START
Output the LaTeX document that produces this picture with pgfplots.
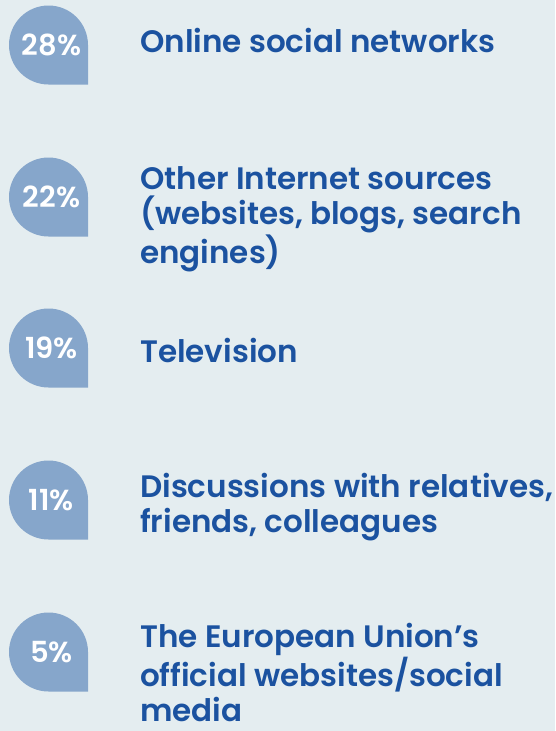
\documentclass[border=0pt]{standalone}
\usepackage{fontspec}
\setmainfont{Poppins}[BoldFont={Poppins SemiBold}]
\usepackage{pgfplots}
\pgfplotsset{compat=1.18}

\definecolor{bg}{HTML}{E4EDF0}
\definecolor{drop}{HTML}{86A6CB}
\definecolor{txt}{HTML}{1B52A0}

% circle with a square bottom-right corner
\pgfdeclareplotmark{drop}{%
  \pgfpathmoveto{\pgfqpoint{\pgfplotmarksize}{0pt}}%
  \pgfpathlineto{\pgfqpoint{\pgfplotmarksize}{-\pgfplotmarksize}}%
  \pgfpathlineto{\pgfqpoint{0pt}{-\pgfplotmarksize}}%
  \pgfpatharc{270}{0}{\pgfplotmarksize}%
  \pgfpathclose
  \pgfusepathqfill}

\begin{document}
\begin{tikzpicture}
\begin{axis}[
    scale only axis,
    width=555pt, height=731pt,
    xmin=0, xmax=555, ymin=0, ymax=731,
    y dir=reverse,
    axis line style={draw=none},
    ticks=none,
    axis background/.style={fill=bg},
    clip=false,
]
% percentage drops
\addplot[only marks, mark=drop, mark size=39.5pt, color=drop,
    point meta=explicit symbolic,
    nodes near coords={\pgfplotspointmeta},
    nodes near coords style={anchor=center, xshift=3pt, yshift=0pt,
        text=white, font=\bfseries\fontsize{29}{34}\selectfont}]
coordinates {
  (48.5,45)  [28\%]
  (48.5,197) [22\%]
  (48.5,348) [19\%]
  (48.5,500) [11\%]
  (48.5,652) [5\%]
};
% labels (y is the baseline of the last line)
\addplot[draw=none, mark=none,
    point meta=explicit symbolic,
    nodes near coords={\pgfplotspointmeta},
    nodes near coords style={anchor=base west, align=left, inner sep=0pt,
        text=txt, font=\bfseries\fontsize{31}{35}\selectfont}]
coordinates {
  (140,52)  [Online social networks]
  (140,263) [Other Internet sources\\(websites, blogs, search\\engines)]
  (140,362) [Television]
  (140,532) [Discussions with relatives,\\friends, colleagues]
  (140,721) [The European Union’s\\official websites/social\\media]
};
\end{axis}
\pgfresetboundingbox
\useasboundingbox (0,0) rectangle (555pt,731pt);
\end{tikzpicture}
\end{document}
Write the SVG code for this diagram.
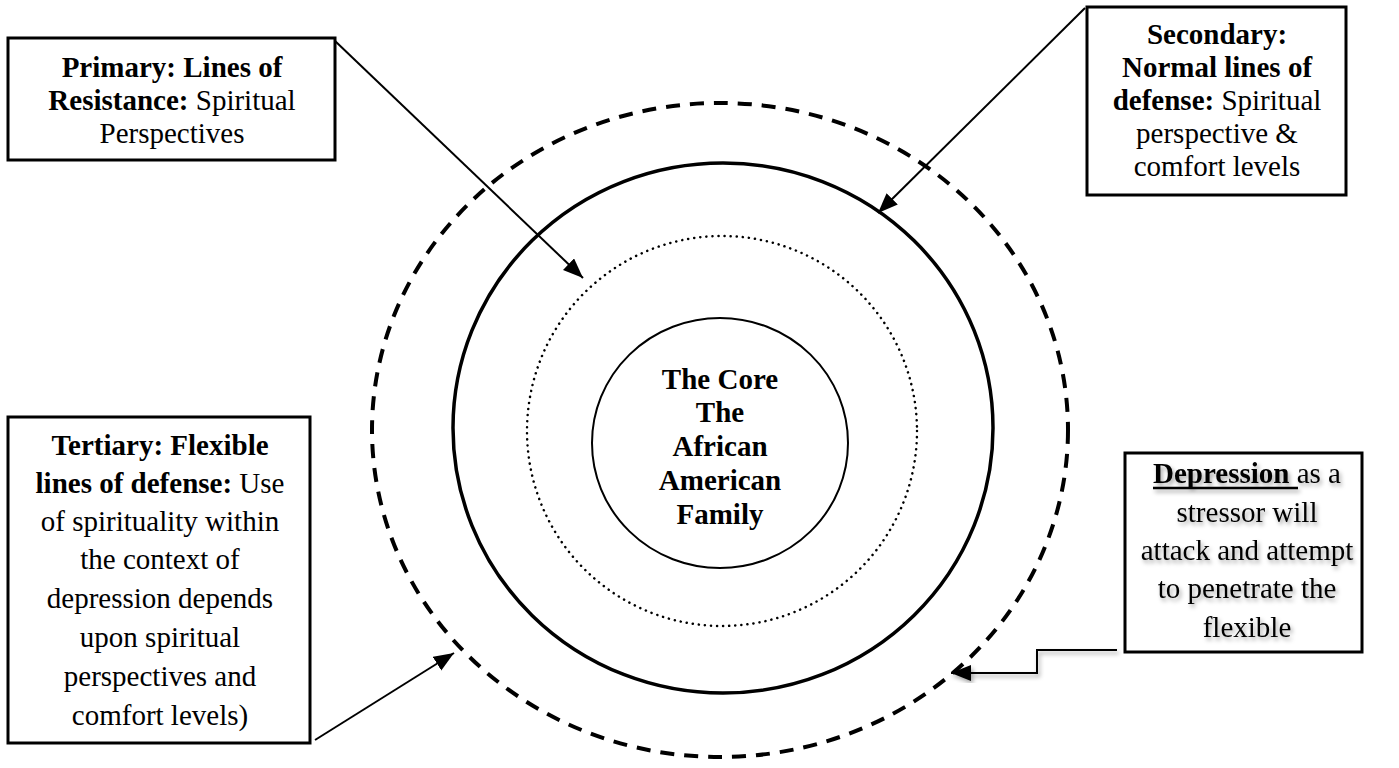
END
Set problem: The records above must be printed exactly; the pictures stay out.

Exercise output:
Output the LaTeX document that produces this picture with pgfplots.
\documentclass[border=0pt]{standalone}
\usepackage{fontspec}
\setmainfont{Poppins}[BoldFont={Poppins SemiBold}]
\usepackage{pgfplots}
\pgfplotsset{compat=1.18}

\definecolor{bg}{HTML}{E4EDF0}
\definecolor{drop}{HTML}{86A6CB}
\definecolor{txt}{HTML}{1B52A0}

% circle with a square bottom-right corner
\pgfdeclareplotmark{drop}{%
  \pgfpathmoveto{\pgfqpoint{\pgfplotmarksize}{0pt}}%
  \pgfpathlineto{\pgfqpoint{\pgfplotmarksize}{-\pgfplotmarksize}}%
  \pgfpathlineto{\pgfqpoint{0pt}{-\pgfplotmarksize}}%
  \pgfpatharc{270}{0}{\pgfplotmarksize}%
  \pgfpathclose
  \pgfusepathqfill}

\begin{document}
\begin{tikzpicture}
\begin{axis}[
    scale only axis,
    width=555pt, height=731pt,
    xmin=0, xmax=555, ymin=0, ymax=731,
    y dir=reverse,
    axis line style={draw=none},
    ticks=none,
    axis background/.style={fill=bg},
    clip=false,
]
% percentage drops
\addplot[only marks, mark=drop, mark size=39.5pt, color=drop,
    point meta=explicit symbolic,
    nodes near coords={\pgfplotspointmeta},
    nodes near coords style={anchor=center, xshift=3pt, yshift=0pt,
        text=white, font=\bfseries\fontsize{29}{34}\selectfont}]
coordinates {
  (48.5,45)  [28\%]
  (48.5,197) [22\%]
  (48.5,348) [19\%]
  (48.5,500) [11\%]
  (48.5,652) [5\%]
};
% labels (y is the baseline of the last line)
\addplot[draw=none, mark=none,
    point meta=explicit symbolic,
    nodes near coords={\pgfplotspointmeta},
    nodes near coords style={anchor=base west, align=left, inner sep=0pt,
        text=txt, font=\bfseries\fontsize{31}{35}\selectfont}]
coordinates {
  (140,52)  [Online social networks]
  (140,263) [Other Internet sources\\(websites, blogs, search\\engines)]
  (140,362) [Television]
  (140,532) [Discussions with relatives,\\friends, colleagues]
  (140,721) [The European Union’s\\official websites/social\\media]
};
\end{axis}
\pgfresetboundingbox
\useasboundingbox (0,0) rectangle (555pt,731pt);
\end{tikzpicture}
\end{document}
Write the SVG code for this diagram.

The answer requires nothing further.